A few decades ago, if you wanted to develop a brewery you would have needed a lot of capital just to get started. The rise of crowdfunding in recent years, however, has enabled small businesses to potentially get investment money from a variety of sources, making set up and growth a whole lot easier. If you have the right plan in place.
There’s no doubt that beer fans have been putting their money into new craft beer and brewery initiatives in the UK. Over the last four years, according to recent research, we’ve invested more than £50 million into these sorts of enterprises and the trend doesn’t seem to show much sign of slowing down.
Some Crowd Funding Stats
Investment comparison company OFF3R has done some interesting research on crowdfunded breweries:
Who is Investing in New Breweries
Investing in brewery enterprises is actually not a new thing. Crowdfunding stretches back in one form or another to the beginning of the 19th Century when breweries raised money by depending on contributions from publicans. Undoubtedly, the improvements in digital technology and the growth popular crowdfunding sites such as Crowdcube have made it easier not only to advertise new enterprises but for investors to get in on the ground floor and, hopefully, make a profit.
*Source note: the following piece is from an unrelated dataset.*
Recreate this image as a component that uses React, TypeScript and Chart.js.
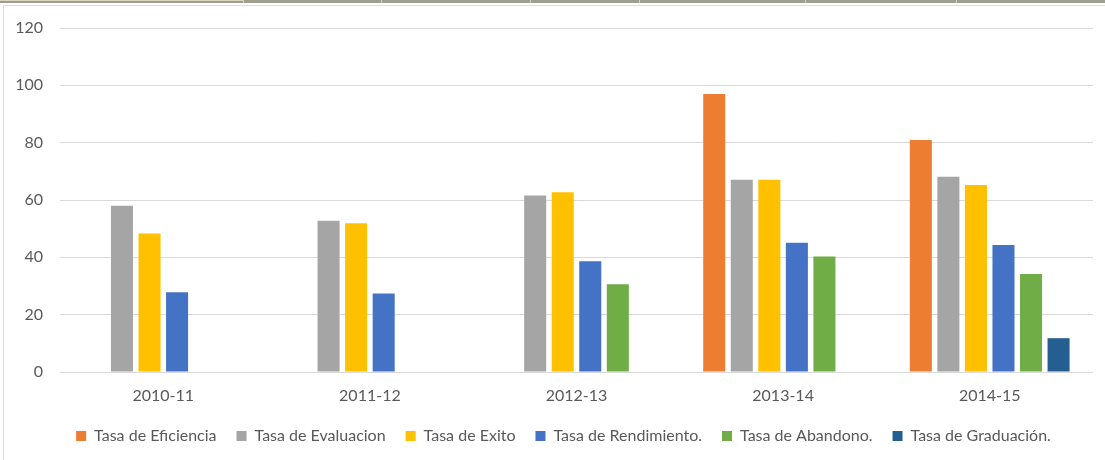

While the majority of investors are male (which is not unusual for crowdfunding anyway), half of them have invested in more than one brewery over the years. Investors seem to be mature and the biggest number come from the London area as well as the South East of the UK.
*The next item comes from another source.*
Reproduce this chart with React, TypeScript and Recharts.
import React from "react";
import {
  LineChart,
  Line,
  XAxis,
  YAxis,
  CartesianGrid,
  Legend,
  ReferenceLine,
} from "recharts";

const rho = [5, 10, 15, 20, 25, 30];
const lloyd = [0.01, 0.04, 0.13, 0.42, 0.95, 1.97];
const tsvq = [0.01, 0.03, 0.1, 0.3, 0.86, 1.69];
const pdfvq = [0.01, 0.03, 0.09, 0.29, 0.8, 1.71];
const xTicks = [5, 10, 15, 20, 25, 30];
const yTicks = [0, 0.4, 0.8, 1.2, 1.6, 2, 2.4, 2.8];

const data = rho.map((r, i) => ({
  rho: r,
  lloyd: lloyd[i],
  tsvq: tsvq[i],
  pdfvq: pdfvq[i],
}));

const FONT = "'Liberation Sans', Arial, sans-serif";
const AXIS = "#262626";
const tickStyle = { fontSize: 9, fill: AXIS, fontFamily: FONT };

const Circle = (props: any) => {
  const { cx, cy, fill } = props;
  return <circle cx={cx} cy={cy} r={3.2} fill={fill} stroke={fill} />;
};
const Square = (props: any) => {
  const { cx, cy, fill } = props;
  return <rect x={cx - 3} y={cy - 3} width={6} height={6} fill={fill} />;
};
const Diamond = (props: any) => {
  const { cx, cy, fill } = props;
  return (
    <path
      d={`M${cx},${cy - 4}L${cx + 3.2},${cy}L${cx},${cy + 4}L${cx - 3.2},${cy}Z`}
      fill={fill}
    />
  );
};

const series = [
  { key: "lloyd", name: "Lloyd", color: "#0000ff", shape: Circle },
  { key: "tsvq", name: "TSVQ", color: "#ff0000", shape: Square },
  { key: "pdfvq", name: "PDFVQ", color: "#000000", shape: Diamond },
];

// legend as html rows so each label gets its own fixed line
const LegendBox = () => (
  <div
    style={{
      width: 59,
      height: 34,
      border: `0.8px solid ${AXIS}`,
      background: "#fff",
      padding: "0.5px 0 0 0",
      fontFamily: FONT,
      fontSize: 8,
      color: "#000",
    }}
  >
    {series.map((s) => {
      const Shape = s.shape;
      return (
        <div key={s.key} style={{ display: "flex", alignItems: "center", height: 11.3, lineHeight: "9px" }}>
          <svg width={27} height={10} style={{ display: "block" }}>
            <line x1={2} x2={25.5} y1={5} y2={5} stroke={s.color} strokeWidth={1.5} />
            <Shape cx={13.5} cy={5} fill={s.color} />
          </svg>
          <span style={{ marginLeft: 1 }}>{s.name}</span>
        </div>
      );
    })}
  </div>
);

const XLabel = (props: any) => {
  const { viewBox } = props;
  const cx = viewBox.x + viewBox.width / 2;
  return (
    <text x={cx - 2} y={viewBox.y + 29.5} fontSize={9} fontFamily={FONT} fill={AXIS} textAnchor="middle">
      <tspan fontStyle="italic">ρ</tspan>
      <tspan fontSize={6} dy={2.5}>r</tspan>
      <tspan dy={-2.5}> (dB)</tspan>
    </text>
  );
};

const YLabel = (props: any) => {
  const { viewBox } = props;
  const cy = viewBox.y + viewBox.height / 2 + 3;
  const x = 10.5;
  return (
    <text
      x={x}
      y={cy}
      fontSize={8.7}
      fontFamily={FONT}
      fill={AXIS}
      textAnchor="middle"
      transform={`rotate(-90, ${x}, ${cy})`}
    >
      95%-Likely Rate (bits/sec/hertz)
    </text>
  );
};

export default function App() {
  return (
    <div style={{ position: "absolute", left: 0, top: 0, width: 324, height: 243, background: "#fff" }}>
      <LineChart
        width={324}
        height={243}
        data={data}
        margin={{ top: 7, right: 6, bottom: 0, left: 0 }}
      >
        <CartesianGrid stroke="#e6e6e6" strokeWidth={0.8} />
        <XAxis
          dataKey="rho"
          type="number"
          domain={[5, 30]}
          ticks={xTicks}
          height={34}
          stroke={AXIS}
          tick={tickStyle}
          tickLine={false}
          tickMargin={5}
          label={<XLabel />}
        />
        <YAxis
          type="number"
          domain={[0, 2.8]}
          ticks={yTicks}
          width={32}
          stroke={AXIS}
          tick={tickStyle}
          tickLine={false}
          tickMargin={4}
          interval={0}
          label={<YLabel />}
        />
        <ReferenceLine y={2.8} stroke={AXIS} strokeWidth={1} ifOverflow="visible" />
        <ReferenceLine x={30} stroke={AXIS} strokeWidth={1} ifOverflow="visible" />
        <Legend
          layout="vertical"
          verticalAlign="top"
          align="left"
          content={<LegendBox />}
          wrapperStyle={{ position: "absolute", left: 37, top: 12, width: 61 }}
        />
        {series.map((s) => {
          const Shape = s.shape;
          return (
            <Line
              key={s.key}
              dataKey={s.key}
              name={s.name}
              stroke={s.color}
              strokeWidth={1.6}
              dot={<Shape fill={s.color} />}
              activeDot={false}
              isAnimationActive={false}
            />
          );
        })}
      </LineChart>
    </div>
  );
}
Crowd Funded Brewery Successes
One of the biggest successes of the crowdfunding fad has undoubtedly been Brewdog in Aberdeenshire. The company has raised millions over the years and is now valued at over a £1 billion. On paper that presents a significant return for investors. According to Brewdog, those who invested in the company at the outset could see returns of up to 275% a month and they hold regular chances for investors to sell their shares. One investor, according to the company, put in £2,000 in 2011 and got £8,000 back in 2016.
While this looks fantastic and may get you rushing to the nearest crowdfunding site to invest your hard earned cash, it’s the exception rather than the rule for the market place. Crowdfunders can find it difficult to get their hands on returns and it’s unusual to see a decent profit within five or even seven years. The advice for anyone wanting to invest is to choose your company wisely and expect to be in it for the long term rather than for a short term profit.
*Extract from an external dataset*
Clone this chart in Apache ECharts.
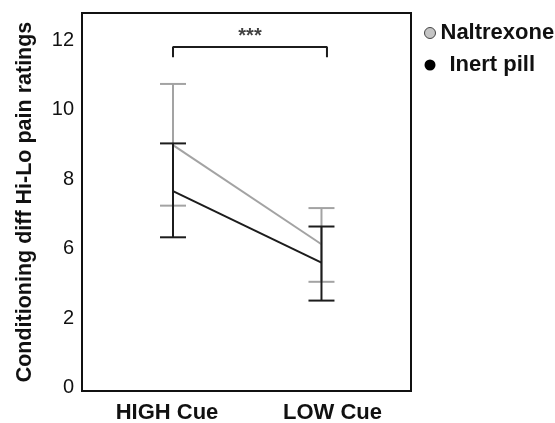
<!DOCTYPE html>
<html>
<head>
<meta charset="utf-8">
<script src="https://cdn.jsdelivr.net/npm/echarts@6/dist/echarts.min.js"></script>
<style>html,body{margin:0;padding:0;background:#fff;}#c{width:555px;height:423px;}</style>
</head>
<body>
<div id="c"></div>
<script>
// ---- data ----
var categories = ['HIGH Cue', 'LOW Cue'];
var catPos = [0, 1];
var yTickValues = [2, 4, 6, 8, 10, 12];
var yTickLabels = ['0', '2', '6', '8', '10', '12'];
var seriesNames = ['Naltrexone', 'Inert pill'];
var naltrexoneMean = [8.98, 6.13];
var naltrexoneLow  = [7.24, 5.05];
var naltrexoneHigh = [10.74, 7.17];
var inertMean = [7.66, 5.60];
var inertLow  = [6.33, 4.51];
var inertHigh = [9.03, 6.64];
var bracketX = [0, 1.037];
var bracketTop = 11.8;
var bracketFoot = 11.51;
var sigLabel = '***';
var sigY = 12.1;

var FONT = '"Liberation Sans", Arial, Helvetica, sans-serif';
var GRAY = '#a3a3a3';
var BLACK = '#1c1c1c';

function pts(means) { return catPos.map(function (x, i) { return [x, means[i]]; }); }
function errData(lo, hi) { return catPos.map(function (x, i) { return [x, lo[i], hi[i]]; }); }

function errRender(color) {
  return function (params, api) {
    var x = api.value(0);
    var p1 = api.coord([x, api.value(1)]);
    var p2 = api.coord([x, api.value(2)]);
    var hw = 13;
    var st = { stroke: color, lineWidth: 2 };
    return {
      type: 'group',
      children: [
        { type: 'line', shape: { x1: p1[0], y1: p1[1], x2: p2[0], y2: p2[1] }, style: st },
        { type: 'line', shape: { x1: p1[0] - hw, y1: p1[1], x2: p1[0] + hw, y2: p1[1] }, style: st },
        { type: 'line', shape: { x1: p2[0] - hw, y1: p2[1], x2: p2[0] + hw, y2: p2[1] }, style: st }
      ]
    };
  };
}

var chart = echarts.init(document.getElementById('c'), null, { renderer: 'canvas' });
chart.setOption({
  animation: false,
  backgroundColor: '#fff',
  grid: { left: 82, right: 144, top: 13, bottom: 32, show: true, borderColor: '#111', borderWidth: 2, backgroundColor: 'transparent', containLabel: false, outerBoundsMode: 'none' },
  legend: {
    orient: 'vertical', left: 419, top: 17, itemWidth: 11, itemHeight: 11, itemGap: 10,
    textStyle: { fontFamily: FONT, fontWeight: 'bold', fontSize: 22, color: '#111' },
    data: [
      { name: seriesNames[0], icon: 'circle', itemStyle: { color: '#c4c4c4', borderColor: '#444', borderWidth: 1 } },
      { name: seriesNames[1], icon: 'circle', itemStyle: { color: '#000' }, textStyle: { padding: [0, 0, 0, 9] } }
    ]
  },
  xAxis: {
    type: 'value', min: -0.613, max: 1.603,
    axisLine: { show: false }, axisTick: { show: false }, splitLine: { show: false },
    axisLabel: {
      customValues: catPos, margin: 11,
      fontFamily: FONT, fontWeight: 'bold', fontSize: 22, color: '#111',
      formatter: function (v) { var i = catPos.indexOf(v); return i === 0 ? '{a|' + categories[0] + '}' : (i === 1 ? '{b|' + categories[1] + '}' : ''); },
      rich: {
        a: { fontFamily: FONT, fontWeight: 'bold', fontSize: 22, color: '#111', padding: [0, 12, 0, 0] },
        b: { fontFamily: FONT, fontWeight: 'bold', fontSize: 22, color: '#111', padding: [0, 0, 0, 22] }
      }
    }
  },
  yAxis: {
    type: 'value', min: 1.91, max: 12.78,
    name: 'Conditioning diff Hi-Lo pain ratings', nameLocation: 'middle', nameGap: 46,
    nameTextStyle: { fontFamily: FONT, fontWeight: 'bold', fontSize: 21.5, color: '#111' },
    axisLine: { show: false }, axisTick: { show: false }, splitLine: { show: false },
    axisLabel: {
      customValues: yTickValues, margin: 8,
      fontFamily: FONT, fontSize: 20, color: '#111',
      formatter: function (v) { var i = yTickValues.indexOf(v); return i >= 0 ? yTickLabels[i] : ''; }
    }
  },
  series: [
    { name: seriesNames[0], type: 'line', data: pts(naltrexoneMean), symbol: 'none', lineStyle: { color: GRAY, width: 2 }, itemStyle: { color: '#c4c4c4' }, z: 2 },
    { name: seriesNames[0], type: 'custom', data: errData(naltrexoneLow, naltrexoneHigh), renderItem: errRender(GRAY), z: 2 },
    { name: seriesNames[1], type: 'line', data: pts(inertMean), symbol: 'none', lineStyle: { color: BLACK, width: 2 }, itemStyle: { color: '#000' }, z: 3 },
    { name: seriesNames[1], type: 'custom', data: errData(inertLow, inertHigh), renderItem: errRender(BLACK), z: 3 },
    {
      type: 'line', silent: true, symbol: 'none', lineStyle: { color: BLACK, width: 2 },
      data: [[bracketX[0], bracketFoot], [bracketX[0], bracketTop], [bracketX[1], bracketTop], [bracketX[1], bracketFoot]]
    },
    {
      type: 'scatter', silent: true, symbolSize: 0,
      data: [[(bracketX[0] + bracketX[1]) / 2, sigY]],
      label: { show: true, position: 'inside', formatter: sigLabel, fontFamily: FONT, fontWeight: 'bold', fontSize: 20, color: '#111' }
    }
  ]
});
</script>
</body>
</html>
Investing in new brewery companies also brings some stark risks. The fact that half of new businesses across all sectors tend to fail within the first five years should give you pause for thought. Even for companies that are up and running or have an established record, investing through crowdfunding is no guarantee of success. There have been notable failures over the last few years:
• Delavals, the official brewer to the National Trust, looked to raise £400,000 in 2015 and went into liquidation a few months later.
• Brüpond in East London similarly raised £40,000 and found itself in liquidation a year later, leaving 35 investors out of pocket.
• Crowdfunding breweries also need to meet their targets. Burton Town Brewery was looking to raise just £25,000 but only managed to attract a few investors.
Obviously, the key to raising money through crowdfunding is to have those investors available. With the average investment amount at about £1,500 you’re looking for people who have spare income and who are going to do their due diligence. It’s a good idea to have at least some of these individuals on board before you opt for crowdfunding. West Berkshire Brewery was attempting to raise £1.75 million but already had a promise of £1.2 million before they went the crowdfunding route.
Small breweries, especially those filling a niche market, may like to look for other sources of funding before they go down the crowdfunding route, including business grants and start-up loans. As with any money building campaign, it’s more often than not about creating momentum.
For new companies, crowdfunding can also be a difficult balancing act – you’re essentially giving away equity in your business without fully knowing how it is going to pan out. Inexperience can be an issue, especially when dealing with crowdfunding companies who may get you to sign a deal which is not in your best interest.
Despite the downside, more and more breweries will be looking to go down the crowdfunding route over the next few years. Companies need to undertake the full due diligence and prepare properly – that takes a lot of hard work and difficult decision making along the way. It also helps to explore other funding options that can give you more chance of holding onto your company equity while delivering the stability needed for business growth.